On the last day of the school holidays, the Cygnet and I headed to the park for a game. It’s a miss-match: the loose kick of Mum vs the contested style of the Cygnet. It was close to midday by the time we arrived.

We kicked out in the expanses. A nearby student wore the red sash of a Bomber’s guernsey – remarkable up here, north of the border. The first quarter was played in sweltering conditions. We retreated to the shade of an enormous fig tree. The Cygnet worked the tree into our match, running quick step between the buttress roots, dodging and evading the aerial roots, slotting his drop punts over some of the low hanging branches. The Bomber looked up at intervals. With an almighty roost for goal, the Cygnet sent the ball flying high, high … too high. Our Sherrin was stuck up a tree.

The tree mulch didn’t cut it. We couldn’t find a stick. And I couldn’t shake this tree. Nothing would dislodge that ball. I took off my shoe. Repeatedly I hurled the shoe. I noticed the opposition giggling. We squealed as it wobbled, anticipating its fall. And when it did fall, it landed right in the Cygnet’s hands. Great mark!

On we went. My skills were improving, the Cygnet was working up quite a sweat. He kicked, I chased. He dished off the look-away handpass. I chased. It was just our regular game. Until the Cygnet kicked another one high into the branches. Much higher this time. I wasn’t sure if I could get my shoe that high. With a couple of full-bodied pitches, the shoe ended up in the tree too. I had a vision of myself hobbling home, sans Sherrin, sans sandshoe.

The Cygnet’s face was blank. He didn’t know whether it was funny or a problem.

We found a stick. Shoe came first (we have at least 5 more footies). Each wobble brought a sniff. The anticipation built. A shift in the wrong direction and the laces could snag that sneaker even further. Over and over I re-launched the stick; Mum versus the tree. The Cygnet provided commentary. I was gaining momentum. The Bomber sat up to attention. And then … the footy fell. I hadn’t aimed a single throw at the footy. The Cygnet ran laps of glee while I continued on the shoe. And when the shoe finally came down, the Cygnet pounced on it. ‘Loose ball,’ he yelled and I screamed at him not to kick it. We rolled in the grass with relief. I half expected the Bomber to applaud. All three of us were smiling.
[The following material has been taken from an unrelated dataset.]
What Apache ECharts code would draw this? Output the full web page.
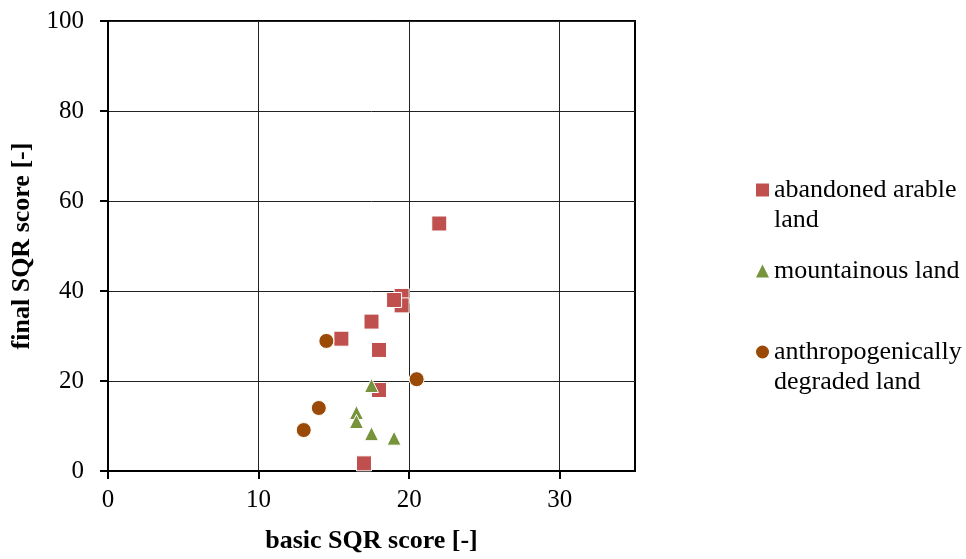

‘Well the moral of that story is, don’t play footy under a tree.’ That’s what I told the Cygnet anyway. But the fact was, that we hadn’t played such a joyous game all holidays. And we both knew it.

*

By last Friday, I didn’t know what day it was.

With the previous weekend stretching from Friday to Tuesday, a school week that started on Thursday and ended a day later, we were now heading out to the SCG for … Friday night footy?

We settled into our seats, our jean cuffs wet from the treacherous rain, our Records tucked under our coats. I felt disoriented. Where were Parkin, Whateley and Schwab? He may not have been on the airwaves, but Parko was on my mind: ‘Surely the joy of any contest is in the uncertainty.’ I wriggled in my seat.

Pyke was in the side. Who was out? Mumford? No, he was there. White? No, he’d been kicking behinds in the warm-up. Kennelly? Was Kennelly actually back? Yep. That was him, bald and taped, readjusting his knee. At least four sets of binoculars were trained on the field until the call came from Row T 54 seconds into the first term. ‘Grundy. It’s Grundy.’

Uncertainty in footy works both ways. Swans supporters of the past half-decade have been spoiled by the team’s capacity to re-write an apparently disastrous foregone conclusion with only minutes on the clock. But the uncertainty that is the essence of that joy can be the same uncertainty that frays nerves and ends badly.

It was a night for that edge.

Conditions were bad; the pill was slippery. But the Bloods handled it well. Running was hard. Tackling was fierce. The shortest man on the field took a hanger. Moore to McGlynn. It was a night for the small men, that was certain. Jetta, Goodes, McVeigh and Jack all had their soccer skills on show, off the ground, into goal, on the full – the Maradonas of footy. The dual Brownlow medallist – the one in the red and white – was everywhere in the second quarter. We were calling him ‘Wormhole’ for a while there.

By half time, White had dropped a sitter in the square and missed the second effort. Goodes missed from directly in front. Jack limped off with an ankle and the margin was only 15. The fortress didn’t feel so certain. The flags were still flying over the Members stand, but they were starting to look drenched and weary.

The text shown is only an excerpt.